Everybody knows that you need to have a diverse portfolio to hedge yourself against an economic crisis. The more you spread out your risk, the better. The one problem is that many people simply make the same type of investments and consider that spreading out the risk.
While that can be a valid strategy, there is another strategy that often goes ignored. Alternative investments are an excellent way of spreading out your risk since they are not always as affected by the stock market or economy as a whole.
Some of these types of investments are an excellent way to park your assets to protect them from a turbulent market. Or, you could be looking for some good income asset examples that pay you dividends that you can live off of even when the economy is not looking good.
In this article, I will go over several alternative investments that may seem strange but could prove to be the insurance that you’re looking for when it comes to protecting your money.
1. Wine shares
Yes, wine is a commodity just like many others with one exception. There are people that will pay top dollar for a rare wine to complete their collection. Not all wine is meant to be consumed. Some rare vintages are simply for some people to show off.

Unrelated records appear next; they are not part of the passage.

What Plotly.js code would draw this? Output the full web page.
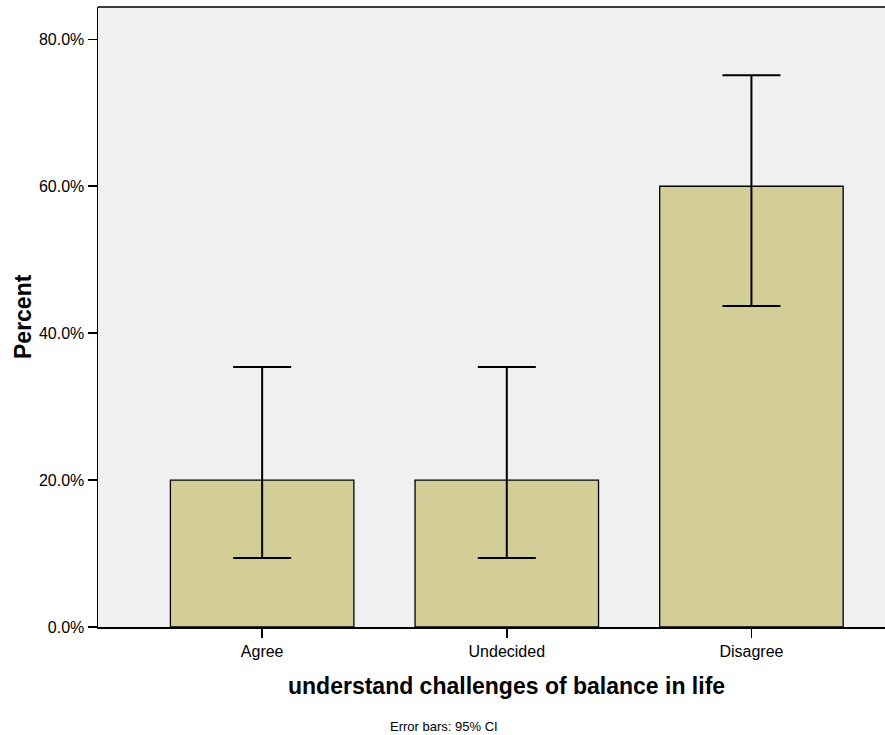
<!DOCTYPE html>
<html>
<head>
<meta charset="utf-8">
<script src="https://cdn.plot.ly/plotly-3.0.1.min.js"></script>
<style>html,body{margin:0;padding:0;background:#fff;}#chart{width:885px;height:735px;}</style>
</head>
<body>
<div id="chart"></div>
<script>
const categories = ["Agree", "Undecided", "Disagree"];
const percentValues = [20.0, 20.0, 60.0];
const ciUpper = [35.4, 35.4, 75.1];
const ciLower = [9.4, 9.4, 43.7];
const yTickValues = [0, 20, 40, 60, 80];
const yTickLabels = ["0.0%", "20.0%", "40.0%", "60.0%", "80.0%"];

const errPlus = percentValues.map((v, i) => ciUpper[i] - v);
const errMinus = percentValues.map((v, i) => v - ciLower[i]);

const trace = {
  type: "bar",
  x: [0, 1, 2],
  y: percentValues,
  width: 0.75,
  marker: {color: "#d3ce97", line: {color: "#000000", width: 1.3}},
  error_y: {
    type: "data", symmetric: false,
    array: errPlus, arrayminus: errMinus,
    color: "#000000", thickness: 2, width: 29
  },
  hoverinfo: "none"
};

const layout = {
  width: 885, height: 735,
  margin: {l: 98, r: 0, t: 7, b: 108},
  paper_bgcolor: "#ffffff",
  plot_bgcolor: "#f0f0f0",
  showlegend: false,
  font: {family: "Liberation Sans, Arial, sans-serif", color: "#000"},
  xaxis: {
    range: [-0.671, 2.546],
    tickvals: [0, 1, 2], ticktext: categories,
    ticks: "outside", ticklen: 9, tickwidth: 1.5, tickcolor: "#000",
    showline: true, linecolor: "#000", linewidth: 1.5,
    showgrid: false, zeroline: false,
    tickfont: {size: 16, color: "#000"}
  },
  yaxis: {
    range: [0, 84.4],
    tickvals: yTickValues, ticktext: yTickLabels,
    ticks: "outside", ticklen: 9, tickwidth: 1.5, tickcolor: "#000",
    showline: true, linecolor: "#000", linewidth: 1.5,
    showgrid: false, zeroline: false,
    tickfont: {size: 16, color: "#000"}
  },
  shapes: [
    {type: "line", xref: "paper", yref: "paper", x0: 0, x1: 1, y0: 1, y1: 1,
     line: {color: "#000", width: 1.5}}
  ],
  annotations: [
    {text: "<b>Percent</b>", xref: "paper", yref: "paper", x: -(98 - 23) / 787, y: 0.5,
     xanchor: "center", yanchor: "middle", textangle: -90, showarrow: false,
     font: {size: 23, color: "#000"}},
    {text: "<b>understand challenges of balance in life</b>", xref: "x", yref: "paper",
     x: 1, y: -0.095, yanchor: "middle", showarrow: false, font: {size: 23, color: "#000"}},
    {text: "Error bars: 95% CI", xref: "paper", yref: "paper",
     x: (444 - 98) / 787, y: -0.161, yanchor: "middle", showarrow: false, font: {size: 13, color: "#000"}}
  ]
};

Plotly.newPlot("chart", [trace], layout, {displayModeBar: false, staticPlot: true});
</script>
</body>
</html>
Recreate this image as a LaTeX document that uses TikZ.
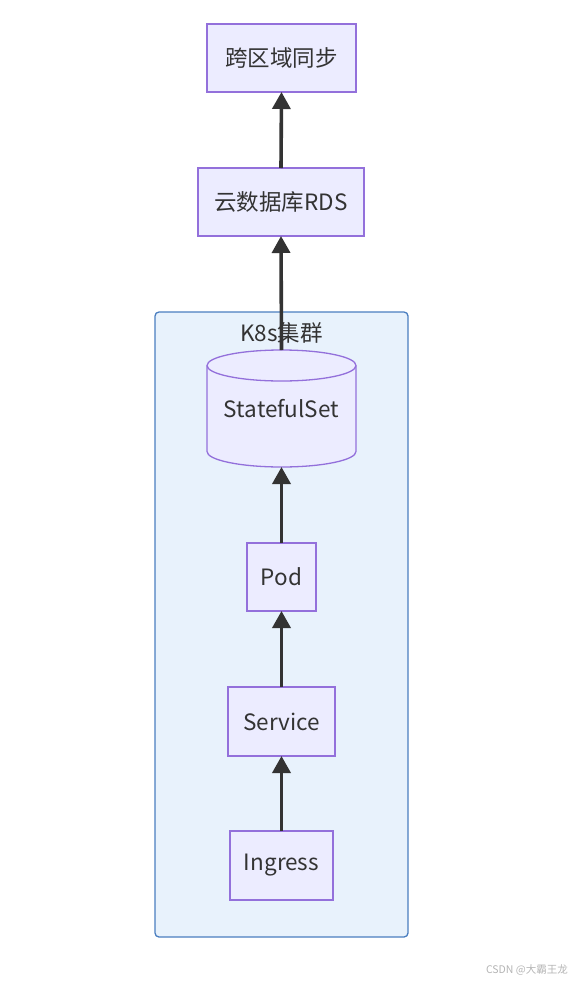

When you consider that there is only a finite amount of wine in the world and of that a very small amount is considered fine and collectible, you can then understand how it has such a high value.
If you’re a wine buff and love the finer things in life then this could be an investment strategy that gives you a lot of pleasure in addition to the dividends. It’s not at all necessary to be involved in the wine world or even like to drink it for this to be a sound strategy, however.
You can simply invest in wine shares just as you would any other commodity. There are wine investors with whom you would buy shares and then get your returns just like with any other type of investment like housing shares or something similar.
2. Fine art
They say that money doesn’t create taste. Why is it, then, that so many wealthy people have a lot of artwork? Did they suddenly become connoisseurs once their bank account hit a certain amount?
Though many people will develop a love for art as they mature, the simple answer to those questions is that they are buying fine art as an investment and not just because they like how it looks in their living room.
Just like with wine investing, you don’t need to appreciate art or want to have it in your home or safe. You can also buy shares in fine art in which you purchase a fraction of the value of a particular artwork. This makes it affordable for anybody to invest in art.
If you do have the means, however, going to a high end auction and buying a rare piece can be quite a thrilling experience and may also look great in your home.
3. Commercial real estate
Buying real estate as an investment may not seem like an alternative strategy since it is as old as time itself. For millennia, people have been buying up property and selling it for a profit.
The difference here is that you are buying shares in commercial real estate development and not buying the actual properties yourself. This spreads out the risk and you aren’t supposed to be an expert on the type of property or timing of the buying and selling.
It’s just like buying shares in a company and then collecting dividends from the profits. If you did buy the property yourself and rent it out or try to flip it then you could make a bit of passive income but likely you’re going to just have a place to park your money for a while to protect it. Buying up commercial real estate during an economic downturn means that the property is not exactly liquid. Which is why real estate shares are more attractive. You can sell them whenever you want.
4. Investing in startups
This is possibly the most volatile of the strategies suggested in this article. If you are not risk averse, it could be a very good way to make a considerable amount of money. Being on the ground floor of a winning startup could be the equivalent of being one of the first investors in Microsoft or Apple back in the day.
Be sure to understand the industry the startup is in and be an expert on what the company seeks to achieve. If you know nothing about tech, then buying initial shares of a software company is probably not a good idea.